WHAT NEEDS TO BE DONE:
Exactly the lines from the one with "Recreate this image" to the one with "group_colors = ['#0a0aff', '#157d15', '#000000']", both included, are to be printed again; leave out the rest.

DATA FOR PROCESSING:
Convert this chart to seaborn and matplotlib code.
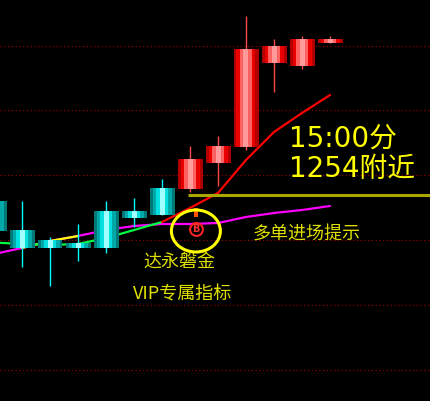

* * *

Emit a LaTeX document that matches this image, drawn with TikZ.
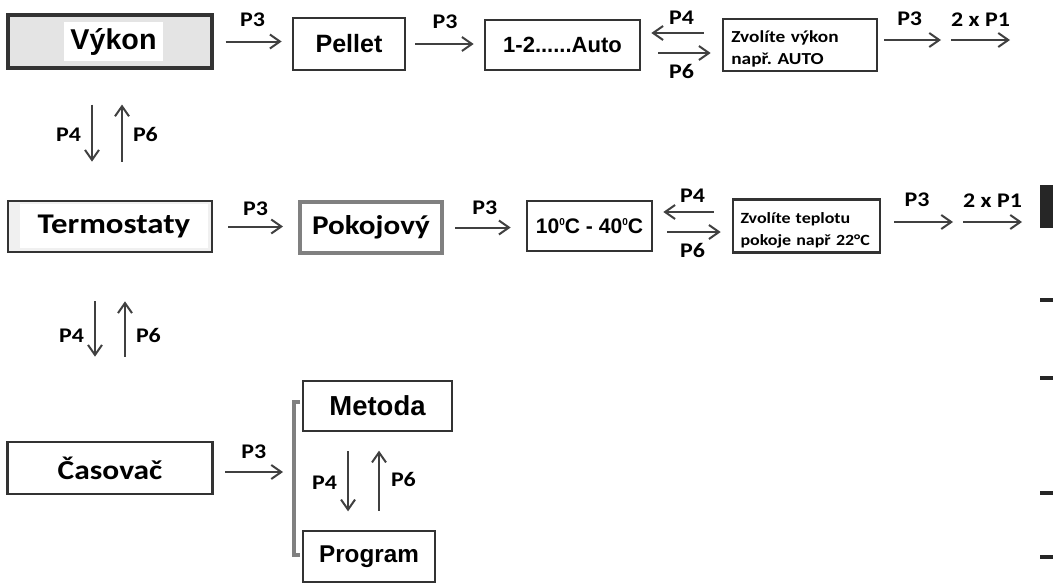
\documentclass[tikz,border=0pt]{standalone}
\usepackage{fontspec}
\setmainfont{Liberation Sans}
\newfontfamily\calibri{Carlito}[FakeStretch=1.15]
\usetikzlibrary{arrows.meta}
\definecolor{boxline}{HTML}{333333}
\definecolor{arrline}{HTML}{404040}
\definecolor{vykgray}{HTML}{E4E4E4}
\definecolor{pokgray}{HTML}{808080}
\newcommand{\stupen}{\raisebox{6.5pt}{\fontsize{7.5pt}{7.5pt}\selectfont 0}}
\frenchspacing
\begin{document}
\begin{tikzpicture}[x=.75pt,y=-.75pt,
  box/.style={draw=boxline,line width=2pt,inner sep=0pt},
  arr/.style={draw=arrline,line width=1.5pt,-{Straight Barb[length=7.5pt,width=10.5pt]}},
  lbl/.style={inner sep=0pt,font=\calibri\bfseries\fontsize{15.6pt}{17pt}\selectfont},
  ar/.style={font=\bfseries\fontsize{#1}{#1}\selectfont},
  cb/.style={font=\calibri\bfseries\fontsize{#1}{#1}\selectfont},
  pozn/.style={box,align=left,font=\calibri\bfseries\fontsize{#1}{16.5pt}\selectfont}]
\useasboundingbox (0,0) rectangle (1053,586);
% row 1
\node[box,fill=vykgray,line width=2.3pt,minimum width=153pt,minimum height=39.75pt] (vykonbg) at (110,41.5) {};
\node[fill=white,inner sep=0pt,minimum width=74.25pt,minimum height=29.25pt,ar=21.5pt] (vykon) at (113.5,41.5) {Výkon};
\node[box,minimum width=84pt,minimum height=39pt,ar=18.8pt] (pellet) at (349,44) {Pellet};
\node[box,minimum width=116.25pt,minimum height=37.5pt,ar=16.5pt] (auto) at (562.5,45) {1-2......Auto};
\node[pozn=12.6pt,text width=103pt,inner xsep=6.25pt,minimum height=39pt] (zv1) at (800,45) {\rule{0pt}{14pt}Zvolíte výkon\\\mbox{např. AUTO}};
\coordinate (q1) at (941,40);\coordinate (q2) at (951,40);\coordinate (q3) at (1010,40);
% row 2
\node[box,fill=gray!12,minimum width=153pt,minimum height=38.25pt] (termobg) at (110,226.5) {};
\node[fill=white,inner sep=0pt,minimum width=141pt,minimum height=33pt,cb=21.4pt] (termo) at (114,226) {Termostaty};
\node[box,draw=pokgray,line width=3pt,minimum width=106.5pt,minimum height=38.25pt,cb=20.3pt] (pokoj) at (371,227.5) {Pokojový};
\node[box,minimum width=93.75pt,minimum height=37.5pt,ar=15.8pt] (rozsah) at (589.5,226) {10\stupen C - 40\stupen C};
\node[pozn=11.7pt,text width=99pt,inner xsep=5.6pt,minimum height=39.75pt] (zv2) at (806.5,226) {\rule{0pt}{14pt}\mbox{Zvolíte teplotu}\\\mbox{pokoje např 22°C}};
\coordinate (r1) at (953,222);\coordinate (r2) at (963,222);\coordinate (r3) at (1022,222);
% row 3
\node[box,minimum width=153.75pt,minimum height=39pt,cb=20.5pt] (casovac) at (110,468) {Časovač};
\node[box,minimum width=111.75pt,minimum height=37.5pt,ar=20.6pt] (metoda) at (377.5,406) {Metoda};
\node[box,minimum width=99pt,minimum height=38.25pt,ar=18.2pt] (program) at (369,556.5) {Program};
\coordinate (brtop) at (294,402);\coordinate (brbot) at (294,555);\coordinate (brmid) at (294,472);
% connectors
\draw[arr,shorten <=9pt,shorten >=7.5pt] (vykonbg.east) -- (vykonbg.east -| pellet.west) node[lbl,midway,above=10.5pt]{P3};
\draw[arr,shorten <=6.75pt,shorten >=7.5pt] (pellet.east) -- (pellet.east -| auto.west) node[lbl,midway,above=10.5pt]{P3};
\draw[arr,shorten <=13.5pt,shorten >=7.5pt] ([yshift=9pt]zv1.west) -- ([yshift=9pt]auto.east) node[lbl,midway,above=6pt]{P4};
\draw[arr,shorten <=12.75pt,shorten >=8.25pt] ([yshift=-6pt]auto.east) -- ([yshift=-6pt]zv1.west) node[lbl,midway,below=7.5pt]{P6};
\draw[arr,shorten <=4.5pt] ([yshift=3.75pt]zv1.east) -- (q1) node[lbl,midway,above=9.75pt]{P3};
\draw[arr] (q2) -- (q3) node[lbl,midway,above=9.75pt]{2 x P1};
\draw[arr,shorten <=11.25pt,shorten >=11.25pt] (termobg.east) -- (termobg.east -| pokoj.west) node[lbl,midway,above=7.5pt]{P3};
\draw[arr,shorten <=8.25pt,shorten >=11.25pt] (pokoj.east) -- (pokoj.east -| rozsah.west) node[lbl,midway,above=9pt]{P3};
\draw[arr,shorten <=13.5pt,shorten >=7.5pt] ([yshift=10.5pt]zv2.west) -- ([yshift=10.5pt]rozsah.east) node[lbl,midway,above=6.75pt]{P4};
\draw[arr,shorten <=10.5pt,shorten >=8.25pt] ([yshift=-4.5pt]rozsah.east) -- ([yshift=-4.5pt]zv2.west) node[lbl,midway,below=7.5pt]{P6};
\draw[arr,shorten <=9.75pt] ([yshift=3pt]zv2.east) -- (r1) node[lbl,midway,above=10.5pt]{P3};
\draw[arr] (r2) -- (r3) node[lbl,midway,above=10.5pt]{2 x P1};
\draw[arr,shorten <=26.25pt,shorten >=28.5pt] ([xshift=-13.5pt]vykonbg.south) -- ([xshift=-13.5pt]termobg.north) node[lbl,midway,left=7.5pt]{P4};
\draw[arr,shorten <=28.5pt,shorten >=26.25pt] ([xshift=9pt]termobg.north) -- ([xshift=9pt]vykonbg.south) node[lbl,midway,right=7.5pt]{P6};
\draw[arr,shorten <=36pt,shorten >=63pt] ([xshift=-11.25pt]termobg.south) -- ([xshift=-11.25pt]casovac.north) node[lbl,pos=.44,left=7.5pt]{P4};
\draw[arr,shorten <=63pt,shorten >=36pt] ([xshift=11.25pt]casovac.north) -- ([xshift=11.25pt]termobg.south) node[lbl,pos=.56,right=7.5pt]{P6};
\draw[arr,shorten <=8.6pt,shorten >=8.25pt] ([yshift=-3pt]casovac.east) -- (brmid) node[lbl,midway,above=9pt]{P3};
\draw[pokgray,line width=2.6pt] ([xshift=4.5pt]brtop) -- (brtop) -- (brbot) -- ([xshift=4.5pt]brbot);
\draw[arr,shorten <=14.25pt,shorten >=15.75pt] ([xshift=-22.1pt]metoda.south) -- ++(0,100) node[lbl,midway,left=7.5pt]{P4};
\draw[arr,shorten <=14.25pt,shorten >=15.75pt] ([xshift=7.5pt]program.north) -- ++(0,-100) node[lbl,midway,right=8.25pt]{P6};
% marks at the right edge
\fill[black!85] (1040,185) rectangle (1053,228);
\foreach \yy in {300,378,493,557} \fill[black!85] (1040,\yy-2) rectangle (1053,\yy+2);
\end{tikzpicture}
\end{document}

...

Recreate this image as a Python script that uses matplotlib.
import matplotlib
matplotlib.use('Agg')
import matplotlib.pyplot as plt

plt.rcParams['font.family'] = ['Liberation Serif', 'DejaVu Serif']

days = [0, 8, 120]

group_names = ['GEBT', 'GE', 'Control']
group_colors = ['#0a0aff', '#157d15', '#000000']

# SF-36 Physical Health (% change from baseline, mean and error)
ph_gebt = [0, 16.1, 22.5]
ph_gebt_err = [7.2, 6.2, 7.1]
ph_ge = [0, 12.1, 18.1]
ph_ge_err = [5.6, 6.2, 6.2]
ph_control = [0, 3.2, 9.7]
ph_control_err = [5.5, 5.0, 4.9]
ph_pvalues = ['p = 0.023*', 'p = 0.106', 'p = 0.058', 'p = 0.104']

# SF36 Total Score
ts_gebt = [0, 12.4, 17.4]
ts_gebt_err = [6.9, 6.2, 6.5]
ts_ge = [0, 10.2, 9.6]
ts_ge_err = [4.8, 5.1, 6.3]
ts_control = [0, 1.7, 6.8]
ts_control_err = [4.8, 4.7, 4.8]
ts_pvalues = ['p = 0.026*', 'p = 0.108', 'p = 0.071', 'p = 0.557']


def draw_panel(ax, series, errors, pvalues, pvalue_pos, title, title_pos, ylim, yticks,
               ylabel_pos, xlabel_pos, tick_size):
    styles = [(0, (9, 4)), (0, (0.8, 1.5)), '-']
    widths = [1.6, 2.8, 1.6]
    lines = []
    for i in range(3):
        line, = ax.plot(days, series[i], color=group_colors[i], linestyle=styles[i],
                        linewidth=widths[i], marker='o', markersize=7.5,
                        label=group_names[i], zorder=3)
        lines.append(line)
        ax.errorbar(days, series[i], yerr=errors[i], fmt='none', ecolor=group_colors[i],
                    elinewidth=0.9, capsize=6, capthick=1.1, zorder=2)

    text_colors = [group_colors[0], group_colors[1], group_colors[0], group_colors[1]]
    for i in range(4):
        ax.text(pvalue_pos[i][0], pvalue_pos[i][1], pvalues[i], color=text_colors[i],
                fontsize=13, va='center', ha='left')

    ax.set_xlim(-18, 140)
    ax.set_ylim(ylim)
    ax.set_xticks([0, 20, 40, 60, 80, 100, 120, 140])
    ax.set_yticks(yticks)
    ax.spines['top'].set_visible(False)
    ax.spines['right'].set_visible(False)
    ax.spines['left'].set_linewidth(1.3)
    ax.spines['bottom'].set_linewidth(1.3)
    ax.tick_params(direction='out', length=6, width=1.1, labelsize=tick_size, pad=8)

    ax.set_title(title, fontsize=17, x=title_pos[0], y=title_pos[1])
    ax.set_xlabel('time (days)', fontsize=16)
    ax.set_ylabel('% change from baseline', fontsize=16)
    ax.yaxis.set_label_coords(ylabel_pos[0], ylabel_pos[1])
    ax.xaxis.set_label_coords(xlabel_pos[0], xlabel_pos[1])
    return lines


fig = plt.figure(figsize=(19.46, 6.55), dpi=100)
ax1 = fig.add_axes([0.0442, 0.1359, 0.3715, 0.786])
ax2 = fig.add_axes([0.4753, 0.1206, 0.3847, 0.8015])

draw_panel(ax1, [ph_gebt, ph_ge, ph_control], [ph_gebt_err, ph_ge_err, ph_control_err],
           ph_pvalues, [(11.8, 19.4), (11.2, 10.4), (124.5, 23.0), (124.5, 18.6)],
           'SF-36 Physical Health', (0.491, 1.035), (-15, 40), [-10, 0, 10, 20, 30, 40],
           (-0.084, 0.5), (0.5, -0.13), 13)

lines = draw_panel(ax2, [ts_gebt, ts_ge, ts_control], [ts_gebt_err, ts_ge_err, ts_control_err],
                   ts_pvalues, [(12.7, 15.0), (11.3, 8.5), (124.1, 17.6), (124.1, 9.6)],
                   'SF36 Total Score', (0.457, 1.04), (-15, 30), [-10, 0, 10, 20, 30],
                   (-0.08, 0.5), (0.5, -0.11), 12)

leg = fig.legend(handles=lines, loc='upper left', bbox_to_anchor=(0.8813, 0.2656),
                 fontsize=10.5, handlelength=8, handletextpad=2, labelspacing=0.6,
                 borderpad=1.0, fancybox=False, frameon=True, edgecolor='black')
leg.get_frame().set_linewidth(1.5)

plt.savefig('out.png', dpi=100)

TASK ANSWER:
Recreate this image as a Python script that uses matplotlib.
import matplotlib
matplotlib.use('Agg')
import matplotlib.pyplot as plt

plt.rcParams['font.family'] = ['Liberation Serif', 'DejaVu Serif']

days = [0, 8, 120]

group_names = ['GEBT', 'GE', 'Control']
group_colors = ['#0a0aff', '#157d15', '#000000']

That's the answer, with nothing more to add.